• **Work to be completed**: Count how many lines hold the word "this" and give that number as the whole answer.
#### Data section
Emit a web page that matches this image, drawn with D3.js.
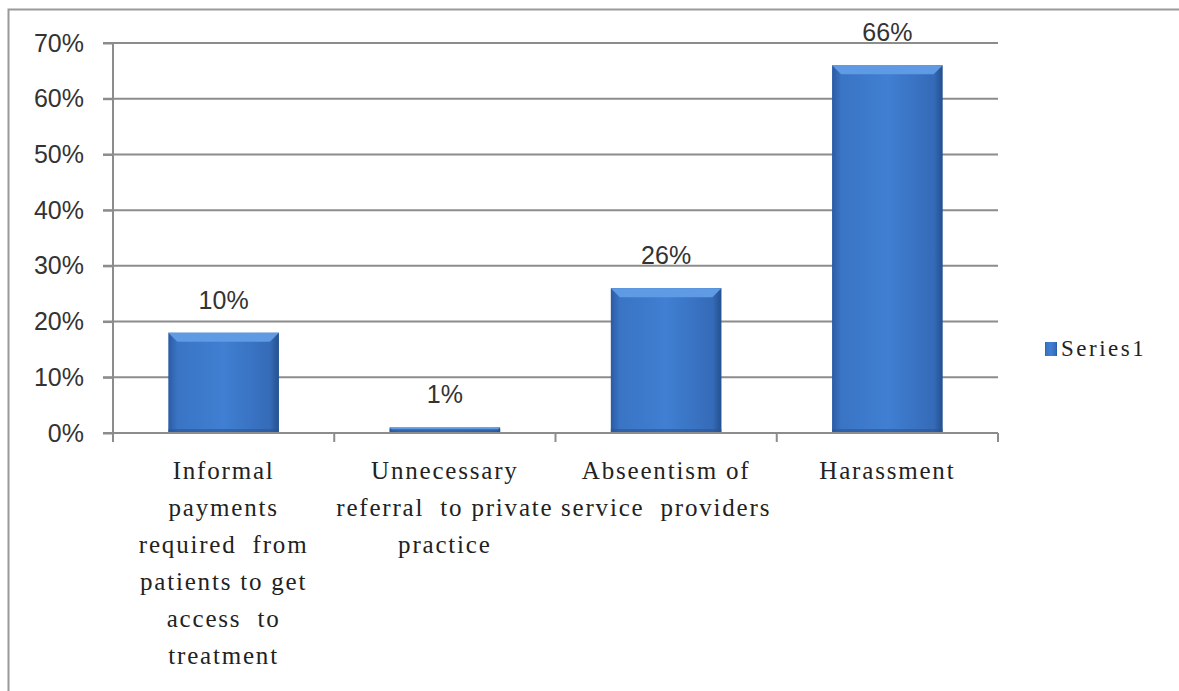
<!DOCTYPE html>
<html>
  <head>
    <meta charset="utf-8">
    <script src="https://cdn.jsdelivr.net/npm/d3@7"></script>
    <style>
      body { margin: 0; background: #fff; }
      svg { display: block; }
    </style>
  </head>
  <body>
    <svg width="1179" height="691"></svg>
    <script>

        // Data
        var categories = [
          ["Informal", "payments", "required  from", "patients to get", "access  to", "treatment"],
          ["Unnecessary", "referral  to private", "practice"],
          ["Abseentism of", "service  providers"],
          ["Harassment"]
        ];
        var values = [0.18, 0.01, 0.26, 0.66];
        var valueLabels = ["10%", "1%", "26%", "66%"];
        var yTicks = [0, 0.1, 0.2, 0.3, 0.4, 0.5, 0.6, 0.7];
        var seriesName = "Series1";

        var svg = d3.select("svg");
        var plotLeft = 113, plotRight = 998, plotTop = 43, plotBottom = 433;

        // outer chart frame
        svg.append("rect")
          .attr("x", 8.5).attr("y", 9.5)
          .attr("width", 1200).attr("height", 700)
          .attr("fill", "none")
          .attr("stroke", "#9a9a9a")
          .attr("stroke-width", 2);

        var yScale = d3.scaleLinear().domain([0, 0.7]).range([plotBottom, plotTop]);
        var xScale = d3.scaleBand()
          .domain(d3.range(categories.length))
          .range([plotLeft, plotRight])
          .paddingInner(0.5)
          .paddingOuter(0.25);

        // gradient for the bars
        var defs = svg.append("defs");
        var g1 = defs.append("linearGradient").attr("id", "barGrad")
          .attr("x1", "0").attr("x2", "1").attr("y1", "0").attr("y2", "0");
        g1.append("stop").attr("offset", "0").attr("stop-color", "#2b5ba3");
        g1.append("stop").attr("offset", "0.08").attr("stop-color", "#3a74c4");
        g1.append("stop").attr("offset", "0.5").attr("stop-color", "#407fd2");
        g1.append("stop").attr("offset", "0.92").attr("stop-color", "#356bb8");
        g1.append("stop").attr("offset", "1").attr("stop-color", "#24508f");

        // gridlines
        svg.append("g")
          .selectAll("line")
          .data(yTicks)
          .enter()
          .append("line")
          .attr("x1", plotLeft - 10)
          .attr("x2", plotRight)
          .attr("y1", function(d) { return yScale(d); })
          .attr("y2", function(d) { return yScale(d); })
          .attr("stroke", "#8c8c8c")
          .attr("stroke-width", 2);

        // y axis
        var yAxis = svg.append("g")
          .attr("transform", "translate(" + plotLeft + ",0)")
          .call(d3.axisLeft(yScale)
            .tickValues(yTicks)
            .tickFormat(d3.format(".0%"))
            .tickSize(10)
            .tickPadding(19));
        yAxis.select(".domain").attr("stroke", "#8c8c8c").attr("stroke-width", 2)
          .attr("d", "M0," + plotTop + "V" + (plotBottom + 8));
        yAxis.selectAll(".tick line").attr("stroke", "#8c8c8c").attr("stroke-width", 2);
        yAxis.selectAll("text")
          .style("font-family", "'Liberation Sans', Arial, sans-serif")
          .style("font-size", "25px")
          .attr("fill", "#333");

        // x axis ticks at category boundaries
        var boundaries = d3.range(categories.length + 1).map(function(i) {
          return plotLeft + i * xScale.step();
        });
        svg.append("g")
          .selectAll("line")
          .data(boundaries)
          .enter()
          .append("line")
          .attr("x1", function(d) { return d; })
          .attr("x2", function(d) { return d; })
          .attr("y1", plotBottom)
          .attr("y2", plotBottom + 9)
          .attr("stroke", "#8c8c8c")
          .attr("stroke-width", 2);

        // bars
        var bars = svg.append("g").selectAll("g")
          .data(values)
          .enter()
          .append("g");

        bars.append("rect")
          .attr("x", function(d, i) { return xScale(i); })
          .attr("y", function(d) { return yScale(d); })
          .attr("width", xScale.bandwidth())
          .attr("height", function(d) { return plotBottom - yScale(d); })
          .attr("fill", "url(#barGrad)");

        // top bevel
        bars.append("path")
          .attr("d", function(d, i) {
            var x0 = xScale(i), x1 = x0 + xScale.bandwidth(), y0 = yScale(d);
            var b = Math.min(9, (plotBottom - y0) / 2);
            return "M" + x0 + "," + y0 + "L" + x1 + "," + y0 +
              "L" + (x1 - b) + "," + (y0 + b) + "L" + (x0 + b) + "," + (y0 + b) + "Z";
          })
          .attr("fill", "#5e9be4");

        // bottom shade
        bars.append("rect")
          .attr("x", function(d, i) { return xScale(i); })
          .attr("y", plotBottom - 4)
          .attr("width", xScale.bandwidth())
          .attr("height", 4)
          .attr("fill", "#2a5597")
          .attr("opacity", 0.6);

        // x axis line
        svg.append("line")
          .attr("x1", plotLeft).attr("x2", plotRight)
          .attr("y1", plotBottom).attr("y2", plotBottom)
          .attr("stroke", "#8c8c8c")
          .attr("stroke-width", 2);

        // value labels
        svg.append("g").selectAll("text")
          .data(values)
          .enter()
          .append("text")
          .attr("x", function(d, i) { return xScale(i) + xScale.bandwidth() / 2; })
          .attr("y", function(d) { return yScale(d) - 24; })
          .attr("text-anchor", "middle")
          .style("font-family", "'Liberation Sans', Arial, sans-serif")
          .style("font-size", "25px")
          .attr("fill", "#333")
          .text(function(d, i) { return valueLabels[i]; });

        // category labels
        var catLabels = svg.append("g").selectAll("text")
          .data(categories)
          .enter()
          .append("text")
          .attr("text-anchor", "middle")
          .style("font-family", "'Liberation Serif', 'Times New Roman', serif")
          .style("font-size", "25px")
          .style("letter-spacing", "1.8px")
          .style("white-space", "pre")
          .attr("fill", "#222");
        catLabels.each(function(lines, i) {
          var cx = xScale(i) + xScale.bandwidth() / 2;
          d3.select(this).selectAll("tspan")
            .data(lines)
            .enter()
            .append("tspan")
            .attr("x", cx)
            .attr("y", function(d, j) { return 479 + j * 37; })
            .text(function(d) { return d; });
        });

        // legend
        var legend = svg.append("g").attr("transform", "translate(1045,342)");
        legend.append("rect")
          .attr("width", 12).attr("height", 14)
          .attr("fill", "url(#barGrad)");
        legend.append("text")
          .attr("x", 16).attr("y", 14)
          .style("font-family", "'Liberation Serif', 'Times New Roman', serif")
          .style("font-size", "23px")
          .style("letter-spacing", "2.5px")
          .attr("fill", "#222")
          .text(seriesName);

    </script>
  </body>
</html>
########
• **Completed exercise**: 2